• _GOAL OF THE EXERCISE_:
Leave out the pictures and restate the rest of the data exactly.

★ ★ ★ ★ ★ ★ ★

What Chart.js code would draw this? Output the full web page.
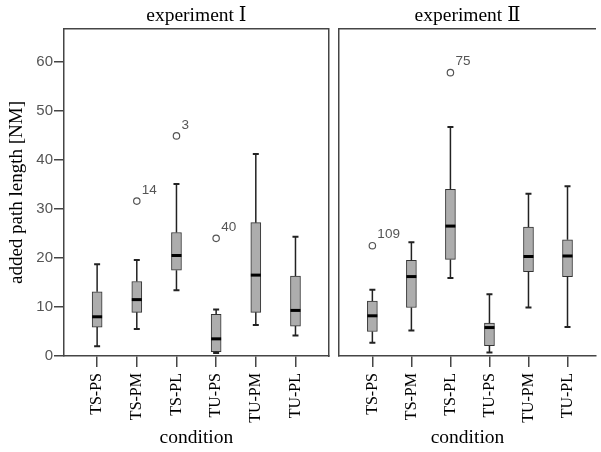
<!DOCTYPE html>
<html>
<head>
<meta charset="utf-8">
<script src="https://cdn.jsdelivr.net/npm/chart.js@4/dist/chart.umd.min.js"></script>
<style>
  body { margin: 0; background: #fff; }
  #wrap { position: relative; width: 601px; height: 452px; overflow: hidden; }
  #exp1 { position: absolute; left: 0; top: 0; }
  #exp2 { position: absolute; left: 334px; top: 0; }
</style>
</head>
<body>
<div id="wrap">
  <canvas id="exp1" width="334" height="452"></canvas>
  <canvas id="exp2" width="267" height="452"></canvas>
</div>
<script>
const conditions = ['TS-PS', 'TS-PM', 'TS-PL', 'TU-PS', 'TU-PM', 'TU-PL'];
const yTicks = [0, 10, 20, 30, 40, 50, 60];

// experiment I
const exp1Min = [2.0, 5.5, 13.4, 0.6, 6.3, 4.2];
const exp1Q1 = [5.9, 8.9, 17.5, 0.9, 8.9, 6.1];
const exp1Median = [8.0, 11.5, 20.5, 3.5, 16.5, 9.3];
const exp1Q3 = [13.1, 15.2, 25.2, 8.5, 27.2, 16.3];
const exp1Max = [18.7, 19.6, 35.1, 9.5, 41.2, 24.3];
const exp1OutlierCond = [1, 2, 3];
const exp1OutlierValue = [31.6, 44.9, 24.0];
const exp1OutlierCase = ['14', '3', '40'];

// experiment II
const exp2Min = [2.7, 5.2, 15.9, 0.7, 9.9, 5.9];
const exp2Q1 = [5.0, 9.9, 19.7, 2.1, 17.2, 16.2];
const exp2Median = [8.2, 16.2, 26.5, 5.8, 20.3, 20.4];
const exp2Q3 = [11.2, 19.5, 34.0, 6.7, 26.3, 23.7];
const exp2Max = [13.5, 23.2, 46.7, 12.6, 33.1, 34.6];
const exp2OutlierCond = [0, 2];
const exp2OutlierValue = [22.5, 57.8];
const exp2OutlierCase = ['109', '75'];

const serif = '"Liberation Serif", "DejaVu Serif", "Times New Roman", serif';
const sans = '"Liberation Sans", Arial, sans-serif';
const frameColor = '#454545';

function makePanel(canvasId, title, stats, outliers, layout) {
  const boxes = conditions.map((c, i) => ({ x: i, y: [stats.q1[i], stats.q3[i]] }));
  const points = outliers.cond.map((c, i) => ({ x: c, y: outliers.value[i] }));

  const boxExtras = {
    id: 'boxExtras',
    afterDatasetsDraw(chart) {
      const ctx = chart.ctx;
      const xs = chart.scales.x;
      const ys = chart.scales.y;
      ctx.save();
      conditions.forEach((c, i) => {
        const px = xs.getPixelForValue(i);
        const yMin = ys.getPixelForValue(stats.min[i]);
        const yMax = ys.getPixelForValue(stats.max[i]);
        const yQ1 = ys.getPixelForValue(stats.q1[i]);
        const yQ3 = ys.getPixelForValue(stats.q3[i]);
        const yMed = ys.getPixelForValue(stats.median[i]);

        ctx.strokeStyle = '#222';
        ctx.lineWidth = 1.5;
        ctx.beginPath();
        ctx.moveTo(px, yQ3); ctx.lineTo(px, yMax);
        ctx.moveTo(px, yQ1); ctx.lineTo(px, yMin);
        ctx.stroke();

        ctx.lineWidth = 2;
        ctx.beginPath();
        ctx.moveTo(px - 3, yMax); ctx.lineTo(px + 3, yMax);
        ctx.moveTo(px - 3, yMin); ctx.lineTo(px + 3, yMin);
        ctx.stroke();

        ctx.strokeStyle = '#000';
        ctx.lineWidth = 3;
        ctx.beginPath();
        ctx.moveTo(px - 5, yMed); ctx.lineTo(px + 5, yMed);
        ctx.stroke();
      });

      ctx.fillStyle = '#555';
      ctx.font = `13.5px ${sans}`;
      ctx.textAlign = 'left';
      ctx.textBaseline = 'middle';
      outliers.cond.forEach((c, i) => {
        const px = xs.getPixelForValue(c);
        const py = ys.getPixelForValue(outliers.value[i]);
        ctx.fillText(outliers.label[i], px + 5, py - 11);
      });
      ctx.restore();
    }
  };

  const scales = {
    x: {
      type: 'linear',
      position: 'bottom',
      min: layout.xMin,
      max: layout.xMax,
      offset: false,
      afterBuildTicks: axis => { axis.ticks = conditions.map((c, i) => ({ value: i })); },
      afterFit: axis => { axis.height = 96; },
      ticks: {
        autoSkip: false,
        minRotation: 90,
        maxRotation: 90,
        padding: 6,
        color: '#000',
        font: { family: serif, size: 16 },
        callback: v => conditions[v]
      },
      grid: { offset: false, drawOnChartArea: false, tickLength: 11, color: frameColor, lineWidth: 1.5 },
      border: { color: frameColor, width: 1.5 },
      title: {
        display: true,
        text: 'condition',
        color: '#000',
        font: { family: serif, size: 19.5 },
        padding: { top: 0, bottom: 2 }
      }
    },
    xTop: {
      type: 'linear',
      position: 'top',
      display: true,
      min: layout.xMin,
      max: layout.xMax,
      afterFit: axis => { axis.height = 29; },
      ticks: { display: false },
      grid: { display: false },
      border: { color: frameColor, width: 1.5 },
      title: {
        display: true,
        text: title,
        color: '#000',
        font: { family: serif, size: 19.5 },
        padding: { top: 4, bottom: 0 }
      }
    },
    y: {
      type: 'linear',
      position: 'left',
      min: 0,
      max: 66.7,
      afterBuildTicks: axis => { axis.ticks = yTicks.map(v => ({ value: v })); },
      afterFit: axis => { axis.width = layout.yWidth; },
      ticks: {
        display: layout.showY,
        padding: 1,
        color: '#555',
        font: { family: sans, size: 15 }
      },
      grid: { display: layout.showY, drawOnChartArea: false, tickLength: 10, color: frameColor, lineWidth: 1.5 },
      border: { color: frameColor, width: 1.5 },
      title: {
        display: layout.showY,
        text: 'added path length [NM]',
        color: '#000',
        font: { family: serif, size: 19 },
        padding: { top: 6, bottom: 0 }
      }
    }
  };

  if (layout.rightFrame) {
    scales.yRight = {
      type: 'linear',
      position: 'right',
      display: true,
      min: 0,
      max: 66.7,
      afterFit: axis => { axis.width = 0; },
      ticks: { display: false },
      grid: { display: false },
      border: { color: frameColor, width: 1.5 }
    };
  }

  return new Chart(document.getElementById(canvasId), {
    type: 'bar',
    data: {
      datasets: [{
        type: 'bar',
        data: boxes,
        barThickness: 10,
        backgroundColor: '#adadad',
        borderColor: '#333',
        borderWidth: 1,
        borderSkipped: false
      }, {
        type: 'scatter',
        data: points,
        pointRadius: 3.2,
        pointBorderWidth: 1.2,
        borderColor: '#555',
        backgroundColor: '#fff'
      }]
    },
    options: {
      responsive: false,
      animation: false,
      layout: { padding: { left: 0, right: layout.padRight, top: 0, bottom: 0 } },
      scales: scales,
      plugins: {
        legend: { display: false },
        tooltip: { enabled: false }
      }
    },
    plugins: [boxExtras]
  });
}

makePanel('exp1', 'experiment Ⅰ',
  { min: exp1Min, q1: exp1Q1, median: exp1Median, q3: exp1Q3, max: exp1Max },
  { cond: exp1OutlierCond, value: exp1OutlierValue, label: exp1OutlierCase },
  { xMin: -0.835, xMax: 5.84, yWidth: 64, showY: true, rightFrame: true, padRight: 3 });

makePanel('exp2', 'experiment Ⅱ',
  { min: exp2Min, q1: exp2Q1, median: exp2Median, q3: exp2Q3, max: exp2Max },
  { cond: exp2OutlierCond, value: exp2OutlierValue, label: exp2OutlierCase },
  { xMin: -0.85, xMax: 5.725, yWidth: 4, showY: false, rightFrame: false, padRight: 0 });
</script>
</body>
</html>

★ ★ ★ ★ ★ ★ ★

• _SOLUTION FOR THIS TASK_:
What Chart.js code would draw this? Output the full web page.
<!DOCTYPE html>
<html>
<head>
<meta charset="utf-8">
<script src="https://cdn.jsdelivr.net/npm/chart.js@4/dist/chart.umd.min.js"></script>
<style>
  body { margin: 0; background: #fff; }
  #wrap { position: relative; width: 601px; height: 452px; overflow: hidden; }
  #exp1 { position: absolute; left: 0; top: 0; }
  #exp2 { position: absolute; left: 334px; top: 0; }
</style>
</head>
<body>
<div id="wrap">
  <canvas id="exp1" width="334" height="452"></canvas>
  <canvas id="exp2" width="267" height="452"></canvas>
</div>
<script>
const conditions = ['TS-PS', 'TS-PM', 'TS-PL', 'TU-PS', 'TU-PM', 'TU-PL'];
const yTicks = [0, 10, 20, 30, 40, 50, 60];

// experiment I
const exp1Min = [2.0, 5.5, 13.4, 0.6, 6.3, 4.2];
const exp1Q1 = [5.9, 8.9, 17.5, 0.9, 8.9, 6.1];
const exp1Median = [8.0, 11.5, 20.5, 3.5, 16.5, 9.3];
const exp1Q3 = [13.1, 15.2, 25.2, 8.5, 27.2, 16.3];
const exp1Max = [18.7, 19.6, 35.1, 9.5, 41.2, 24.3];
const exp1OutlierCond = [1, 2, 3];
const exp1OutlierValue = [31.6, 44.9, 24.0];
const exp1OutlierCase = ['14', '3', '40'];

// experiment II
const exp2Min = [2.7, 5.2, 15.9, 0.7, 9.9, 5.9];
const exp2Q1 = [5.0, 9.9, 19.7, 2.1, 17.2, 16.2];
const exp2Median = [8.2, 16.2, 26.5, 5.8, 20.3, 20.4];
const exp2Q3 = [11.2, 19.5, 34.0, 6.7, 26.3, 23.7];
const exp2Max = [13.5, 23.2, 46.7, 12.6, 33.1, 34.6];
const exp2OutlierCond = [0, 2];
const exp2OutlierValue = [22.5, 57.8];
const exp2OutlierCase = ['109', '75'];

const serif = '"Liberation Serif", "DejaVu Serif", "Times New Roman", serif';
const sans = '"Liberation Sans", Arial, sans-serif';
const frameColor = '#454545';

function makePanel(canvasId, title, stats, outliers, layout) {
  const boxes = conditions.map((c, i) => ({ x: i, y: [stats.q1[i], stats.q3[i]] }));
  const points = outliers.cond.map((c, i) => ({ x: c, y: outliers.value[i] }));

  const boxExtras = {
    id: 'boxExtras',
    afterDatasetsDraw(chart) {
      const ctx = chart.ctx;
      const xs = chart.scales.x;
      const ys = chart.scales.y;
      ctx.save();
      conditions.forEach((c, i) => {
        const px = xs.getPixelForValue(i);
        const yMin = ys.getPixelForValue(stats.min[i]);
        const yMax = ys.getPixelForValue(stats.max[i]);
        const yQ1 = ys.getPixelForValue(stats.q1[i]);
        const yQ3 = ys.getPixelForValue(stats.q3[i]);
        const yMed = ys.getPixelForValue(stats.median[i]);

        ctx.strokeStyle = '#222';
        ctx.lineWidth = 1.5;
        ctx.beginPath();
        ctx.moveTo(px, yQ3); ctx.lineTo(px, yMax);
        ctx.moveTo(px, yQ1); ctx.lineTo(px, yMin);
        ctx.stroke();

        ctx.lineWidth = 2;
        ctx.beginPath();
        ctx.moveTo(px - 3, yMax); ctx.lineTo(px + 3, yMax);
        ctx.moveTo(px - 3, yMin); ctx.lineTo(px + 3, yMin);
        ctx.stroke();

        ctx.strokeStyle = '#000';
        ctx.lineWidth = 3;
        ctx.beginPath();
        ctx.moveTo(px - 5, yMed); ctx.lineTo(px + 5, yMed);
        ctx.stroke();
      });

      ctx.fillStyle = '#555';
      ctx.font = `13.5px ${sans}`;
      ctx.textAlign = 'left';
      ctx.textBaseline = 'middle';
      outliers.cond.forEach((c, i) => {
        const px = xs.getPixelForValue(c);
        const py = ys.getPixelForValue(outliers.value[i]);
        ctx.fillText(outliers.label[i], px + 5, py - 11);
      });
      ctx.restore();
    }
  };

  const scales = {
    x: {
      type: 'linear',
      position: 'bottom',
      min: layout.xMin,
      max: layout.xMax,
      offset: false,
      afterBuildTicks: axis => { axis.ticks = conditions.map((c, i) => ({ value: i })); },
      afterFit: axis => { axis.height = 96; },
      ticks: {
        autoSkip: false,
        minRotation: 90,
        maxRotation: 90,
        padding: 6,
        color: '#000',
        font: { family: serif, size: 16 },
        callback: v => conditions[v]
      },
      grid: { offset: false, drawOnChartArea: false, tickLength: 11, color: frameColor, lineWidth: 1.5 },
      border: { color: frameColor, width: 1.5 },
      title: {
        display: true,
        text: 'condition',
        color: '#000',
        font: { family: serif, size: 19.5 },
        padding: { top: 0, bottom: 2 }
      }
    },
    xTop: {
      type: 'linear',
      position: 'top',
      display: true,
      min: layout.xMin,
      max: layout.xMax,
      afterFit: axis => { axis.height = 29; },
      ticks: { display: false },
      grid: { display: false },
      border: { color: frameColor, width: 1.5 },
      title: {
        display: true,
        text: title,
        color: '#000',
        font: { family: serif, size: 19.5 },
        padding: { top: 4, bottom: 0 }
      }
    },
    y: {
      type: 'linear',
      position: 'left',
      min: 0,
      max: 66.7,
      afterBuildTicks: axis => { axis.ticks = yTicks.map(v => ({ value: v })); },
      afterFit: axis => { axis.width = layout.yWidth; },
      ticks: {
        display: layout.showY,
        padding: 1,
        color: '#555',
        font: { family: sans, size: 15 }
      },
      grid: { display: layout.showY, drawOnChartArea: false, tickLength: 10, color: frameColor, lineWidth: 1.5 },
      border: { color: frameColor, width: 1.5 },
      title: {
        display: layout.showY,
        text: 'added path length [NM]',
        color: '#000',
        font: { family: serif, size: 19 },
        padding: { top: 6, bottom: 0 }
      }
    }
  };

  if (layout.rightFrame) {
    scales.yRight = {
      type: 'linear',
      position: 'right',
      display: true,
      min: 0,
      max: 66.7,
      afterFit: axis => { axis.width = 0; },
      ticks: { display: false },
      grid: { display: false },
      border: { color: frameColor, width: 1.5 }
    };
  }

  return new Chart(document.getElementById(canvasId), {
    type: 'bar',
    data: {
      datasets: [{
        type: 'bar',
        data: boxes,
        barThickness: 10,
        backgroundColor: '#adadad',
        borderColor: '#333',
        borderWidth: 1,
        borderSkipped: false
      }, {
        type: 'scatter',
        data: points,
        pointRadius: 3.2,
        pointBorderWidth: 1.2,
        borderColor: '#555',
        backgroundColor: '#fff'
      }]
    },
    options: {
      responsive: false,
      animation: false,
      layout: { padding: { left: 0, right: layout.padRight, top: 0, bottom: 0 } },
      scales: scales,
      plugins: {
        legend: { display: false },
        tooltip: { enabled: false }
      }
    },
    plugins: [boxExtras]
  });
}

makePanel('exp1', 'experiment Ⅰ',
  { min: exp1Min, q1: exp1Q1, median: exp1Median, q3: exp1Q3, max: exp1Max },
  { cond: exp1OutlierCond, value: exp1OutlierValue, label: exp1OutlierCase },
  { xMin: -0.835, xMax: 5.84, yWidth: 64, showY: true, rightFrame: true, padRight: 3 });

makePanel('exp2', 'experiment Ⅱ',
  { min: exp2Min, q1: exp2Q1, median: exp2Median, q3: exp2Q3, max: exp2Max },
  { cond: exp2OutlierCond, value: exp2OutlierValue, label: exp2OutlierCase },
  { xMin: -0.85, xMax: 5.725, yWidth: 4, showY: false, rightFrame: false, padRight: 0 });
</script>
</body>
</html>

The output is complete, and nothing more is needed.